Wednesday, 17 August 2011

Books: Ian McEwan's 'Solar'



I've always had a soft spot for Ian McEwan, but I have to admit I've gone a bit cold on him in recent years as he's settled into the role of a state-of-the-nation writer, a sort of Novelist Laureate for the Blair-Brown generation.

My favourite writing by him is the darker, grimly humorous and macabre streak you saw in his early stuff--'The Cement Garden', with its wild children, the perverse stories of 'First Love, Last Rites', or even the fragmentary violence of 'Black Dogs'.

I think writers are generally least likely to find significance when they seek it out.
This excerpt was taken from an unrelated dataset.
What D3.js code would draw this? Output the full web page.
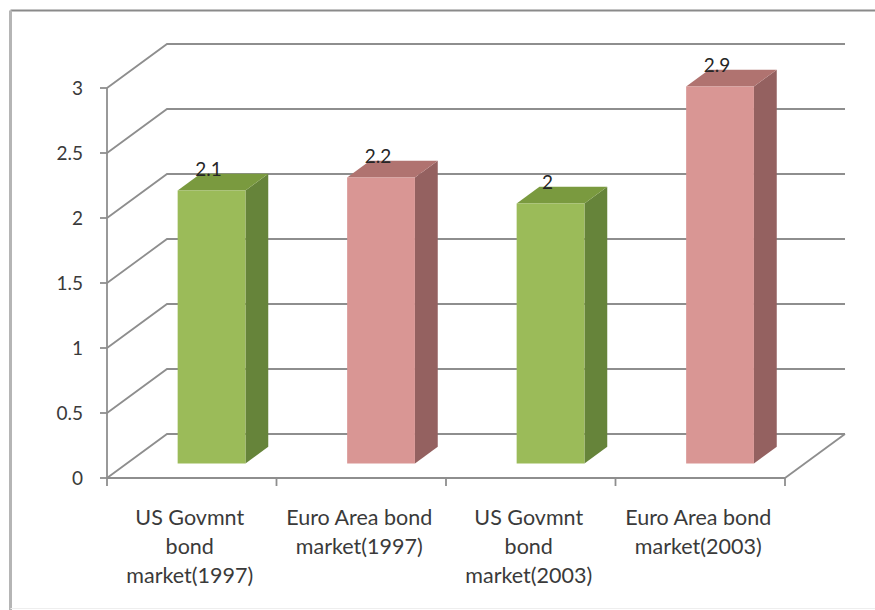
<!DOCTYPE html>
<html>
<head>
<meta charset="utf-8">
<script src="https://cdn.jsdelivr.net/npm/d3@7"></script>
<style>
  html, body { margin: 0; padding: 0; background: #fff; }
  svg { display: block; }
  text { font-family: Lato, "Open Sans", sans-serif; }
</style>
</head>
<body>
<svg id="chart" width="875" height="610"></svg>
<script>
// ---- data ----
const categories = [
  "US Govmnt\nbond\nmarket(1997)",
  "Euro Area bond\nmarket(1997)",
  "US Govmnt\nbond\nmarket(2003)",
  "Euro Area bond\nmarket(2003)"
];
const values = [2.1, 2.2, 2.0, 2.9];
const seriesKind = ["us", "euro", "us", "euro"];
const yTicks = [0, 0.5, 1, 1.5, 2, 2.5, 3];
const labelText = ["2.1", "2.2", "2", "2.9"];

// ---- styles ----
const palette = {
  us:   { front: "#9BBB59", top: "#7A9A3F", side: "#66843A" },
  euro: { front: "#D99694", top: "#B07370", side: "#946160" }
};
const gridColor = "#8e8e8e";
const textColor = "#3a3a3a";

const svg = d3.select("#chart");

// border
svg.append("line").attr("x1", 10.5).attr("y1", 10.5).attr("x2", 875).attr("y2", 10.5)
  .attr("stroke", "#8a8a8a").attr("stroke-width", 2);
svg.append("line").attr("x1", 10.5).attr("y1", 10.5).attr("x2", 10.5).attr("y2", 610)
  .attr("stroke", "#b5b5b5").attr("stroke-width", 3);
svg.append("line").attr("x1", 10.5).attr("y1", 608.5).attr("x2", 875).attr("y2", 608.5)
  .attr("stroke", "#eeeeee").attr("stroke-width", 1);

// scales (front plane)
const x = d3.scaleBand().domain(d3.range(categories.length)).range([107, 785]).padding(0);
const y = d3.scaleLinear().domain([0, 3]).range([478, 88]);
const DX = 60, DY = -44; // depth offsets of back wall
const P = (px, py, t) => [px + DX * t, py + DY * t];

const g = svg.append("g");

// left wall diagonals + back wall gridlines
yTicks.forEach(v => {
  const a = P(107, y(v), 0), b = P(107, y(v), 1), c = P(785, y(v), 1);
  g.append("path")
    .attr("d", `M${a[0]},${a[1]}L${b[0]},${b[1]}L${c[0]},${c[1]}`)
    .attr("fill", "none").attr("stroke", gridColor).attr("stroke-width", 1.8);
});
// floor right edge
{
  const a = P(785, y(0), 0), b = P(785, y(0), 1);
  g.append("line").attr("x1", a[0]).attr("y1", a[1]).attr("x2", b[0]).attr("y2", b[1])
    .attr("stroke", gridColor).attr("stroke-width", 1.8);
}

// front axes
g.append("line").attr("x1", 107).attr("y1", y(3)).attr("x2", 107).attr("y2", y(0))
  .attr("stroke", gridColor).attr("stroke-width", 1.8);
g.append("line").attr("x1", 107).attr("y1", y(0)).attr("x2", 785).attr("y2", y(0))
  .attr("stroke", gridColor).attr("stroke-width", 1.8);

// y ticks and labels
yTicks.forEach(v => {
  g.append("line").attr("x1", 100).attr("x2", 107).attr("y1", y(v)).attr("y2", y(v))
    .attr("stroke", gridColor).attr("stroke-width", 1.8);
  g.append("text").attr("x", 83).attr("y", y(v)).attr("dy", "0.35em")
    .attr("text-anchor", "end").attr("font-size", 19).attr("fill", textColor)
    .text(String(v));
});

// category ticks
const catTicks = categories.map((c, i) => x(i)).concat([x(categories.length - 1) + x.bandwidth()]);
catTicks.forEach(cx => {
  g.append("line").attr("x1", cx).attr("x2", cx).attr("y1", y(0)).attr("y2", y(0) + 8)
    .attr("stroke", gridColor).attr("stroke-width", 1.8);
});

// category labels
categories.forEach((c, i) => {
  const t = g.append("text").attr("text-anchor", "middle").attr("font-size", 21.5)
    .attr("fill", textColor);
  c.split("\n").forEach((line, k) => {
    t.append("tspan").attr("x", x(i) + x.bandwidth() / 2 - 2).attr("y", 525 + k * 29).text(line);
  });
});

// bars
const t0 = 0.33, t1 = 0.71;
const barW = x.bandwidth() * 0.4;
values.forEach((v, i) => {
  const col = palette[seriesKind[i]];
  const left = x(i) + (x.bandwidth() - barW) / 2;
  const right = left + barW;
  const fl0 = P(left, y(0), t0), fr0 = P(right, y(0), t0);
  const flv = P(left, y(v), t0), frv = P(right, y(v), t0);
  const br0 = P(right, y(0), t1), brv = P(right, y(v), t1), blv = P(left, y(v), t1);
  // side
  g.append("path").attr("d", `M${fr0}L${br0}L${brv}L${frv}Z`).attr("fill", col.side);
  // top
  g.append("path").attr("d", `M${flv}L${frv}L${brv}L${blv}Z`).attr("fill", col.top);
  // front
  g.append("path").attr("d", `M${fl0}L${fr0}L${frv}L${flv}Z`).attr("fill", col.front);
  // data label
  g.append("text").attr("x", (flv[0] + frv[0]) / 2 - 3).attr("y", flv[1] - 14)
    .attr("text-anchor", "middle").attr("font-size", 19).attr("fill", "#262626")
    .text(labelText[i]);
});
</script>
</body>
</html>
While I'm reasonably interested in, say, what life was like for leftish British people on the fringes of the science world in the 1990s and 2000s (McEwan's now written three of those), I'm not so interested that I'd want to read 300 pages of it. Zola's 'Therese Raquin' gives me a picture of lower-middle class life in late 19th-century Paris, but I enjoy it because it's a great melodrama about jealousy and guilt, not for the historical detail.

To give the guy his dues, McEwan's novels are anything but dry historical documents. In fact, they're still full of violence and jealousy and regret and sexuality. I just wish he'd give in a little more to those tendencies.

He's a phenomenally talented writer, and 'Solar' is a pretty taut comedy centred on a philandering, obese Nobel-winning physicist whose outward celebrity as a developer of renewable energy technologies hides his inner corruption. This is a great comic character, full of evasions and procrastinations but capable of moments of brilliance that keep his many sins from catching up with him until the rather over-contrived denouement. McEwan writes several wonderful set pieces, and at times it is laugh-out-loud hilarious.

So why do I feel a bit disappointed? I suppose I like Ian McEwan best when he unsettles me; when I close the book with a shiver of unease that hangs around for a while afterwards. 'Solar' is the work of a supremely talented writer and in many ways it's flawless, but I ended it mostly with a vague feeling of admiration, as if to say: "So that's how he did it! Very clever."

I'd recommend it as a good read, but I don't want flawlessness from Ian McEwan. I want flaws! Big, interesting flaws: ones that catch unexpected reflections, and illuminate the world in surprising ways.